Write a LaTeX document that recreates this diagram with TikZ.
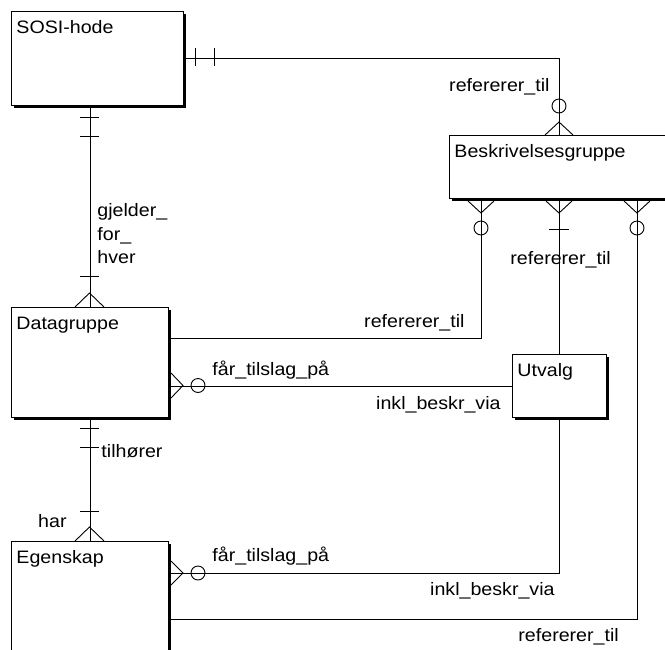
\documentclass[tikz,border=0pt]{standalone}
\usepackage{fontspec}
\setmainfont[FakeStretch=1.09]{Liberation Sans}
\usetikzlibrary{shadows}

\begin{document}
\begin{tikzpicture}[x=1pt,y=-1pt,line width=0.9pt,
  font=\fontsize{18}{23.5}\selectfont,
  entity/.style={draw,fill=white,anchor=north west,align=left,
    inner xsep=5pt,inner ysep=4pt,text height=18.5pt,
    drop shadow={shadow xshift=3pt,shadow yshift=-3pt,fill=black,opacity=1}},
  lbl/.style={inner sep=0pt}]
\useasboundingbox (0,0) rectangle (665,649);
\clip (0,0) rectangle (665,649);

\node[entity,text width=162pt,text depth=67.5pt] (sosi) at (11,11) {SOSI-hode};
\node[entity,text width=210pt,text depth=36.5pt] (beskr) at (449,135) {Beskrivelsesgruppe};
\node[entity,text width=147pt,text depth=83.5pt] (datag) at (11,307) {Datagruppe};
\node[entity,text width=84pt,text depth=36.5pt] (utvalg) at (512,354) {Utvalg};
\node[entity,text width=147pt,text depth=133.5pt] (egensk) at (11,541) {Egenskap};

% SOSI-hode -- Beskrivelsesgruppe
\draw (sosi.east) -| (beskr.north);
\draw (195,48) -- (195,66);
\draw (214,48) -- (214,66);
\draw (545,135) -- (559,122) -- (573,135);
\draw (559,106) circle (7pt);
\node[lbl,anchor=base east] (r1) at (550,91) {refererer\_til};

% SOSI-hode -- Datagruppe
\draw (datag.north) -- (datag.north |- sosi.south);
\draw (80,117) -- (99,117);
\draw (80,136) -- (99,136);
\draw (80,276) -- (99,276);
\draw (75,307) -- (89.5,293) -- (104,307);
\node[lbl,anchor=north west,align=left] (g1) at (97,203) {gjelder\_\\for\_\\hver};

% Beskrivelsesgruppe -- Datagruppe
\draw ([xshift=-78pt]beskr.south) |- ([yshift=-31pt]datag.north east);
\draw (468,201) -- (481,213) -- (494,201);
\draw (481,228) circle (7pt);
\node[lbl,anchor=base east] (r2) at (465,327) {refererer\_til};

% Beskrivelsesgruppe -- Utvalg
\draw (beskr.south) -- (utvalg.north);
\draw (546,201) -- (559,213) -- (572,201);
\draw (549,229) -- (569,229);
\node[lbl,anchor=base west] (r3) at (510,264) {refererer\_til};

% Utvalg -- Datagruppe
\draw (utvalg.west) -- (datag.east |- utvalg.west);
\draw (171,373) -- (183,385.5) -- (171,398);
\draw (198,385.5) circle (7pt);
\node[lbl,anchor=base west] (f1) at (212,375) {får\_tilslag\_på};
\node[lbl,anchor=base east] (i1) at (501,409) {inkl\_beskr\_via};

% Datagruppe -- Egenskap
\draw (datag.south) -- (egensk.north);
\draw (80,428) -- (99,428);
\draw (80,447) -- (99,447);
\draw (80,511) -- (99,511);
\draw (75,541) -- (89.5,527) -- (104,541);
\node[lbl,anchor=base west] (t1) at (101,457) {tilhører};
\node[lbl,anchor=base east] (h1) at (67,527) {har};

% Utvalg -- Egenskap
\draw (utvalg.south) |- ([yshift=-32pt]egensk.north east);
\draw (171,561) -- (183,573) -- (171,585);
\draw (198,573) circle (7pt);
\node[lbl,anchor=base west] (f2) at (212,561) {får\_tilslag\_på};
\node[lbl,anchor=base east] (i2) at (555,595) {inkl\_beskr\_via};

% Beskrivelsesgruppe -- Egenskap
\draw ([xshift=78pt]beskr.south) |- ([yshift=-78pt]egensk.north east);
\draw (624,201) -- (637,213) -- (650,201);
\draw (637,228) circle (7pt);
\node[lbl,anchor=base west] (r4) at (518,641) {refererer\_til};
\end{tikzpicture}
\end{document}
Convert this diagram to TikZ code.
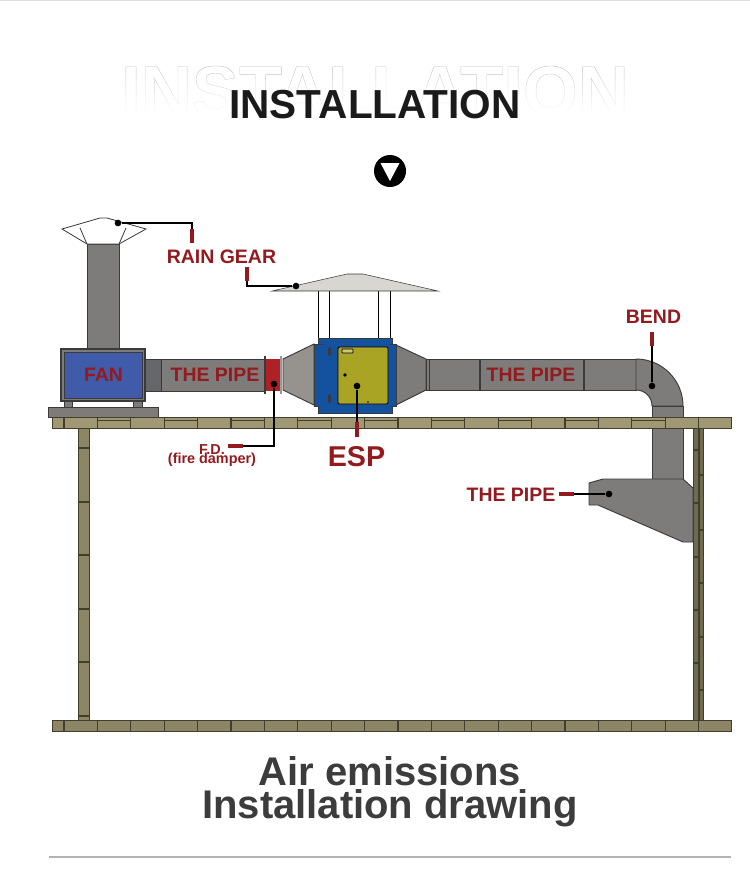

____

→ Your task
Within the material above, find the lines that contain the word "diagram"; copy them.

→ Finished task
Write a LaTeX document that recreates this diagram with TikZ.
Convert this diagram to TikZ code.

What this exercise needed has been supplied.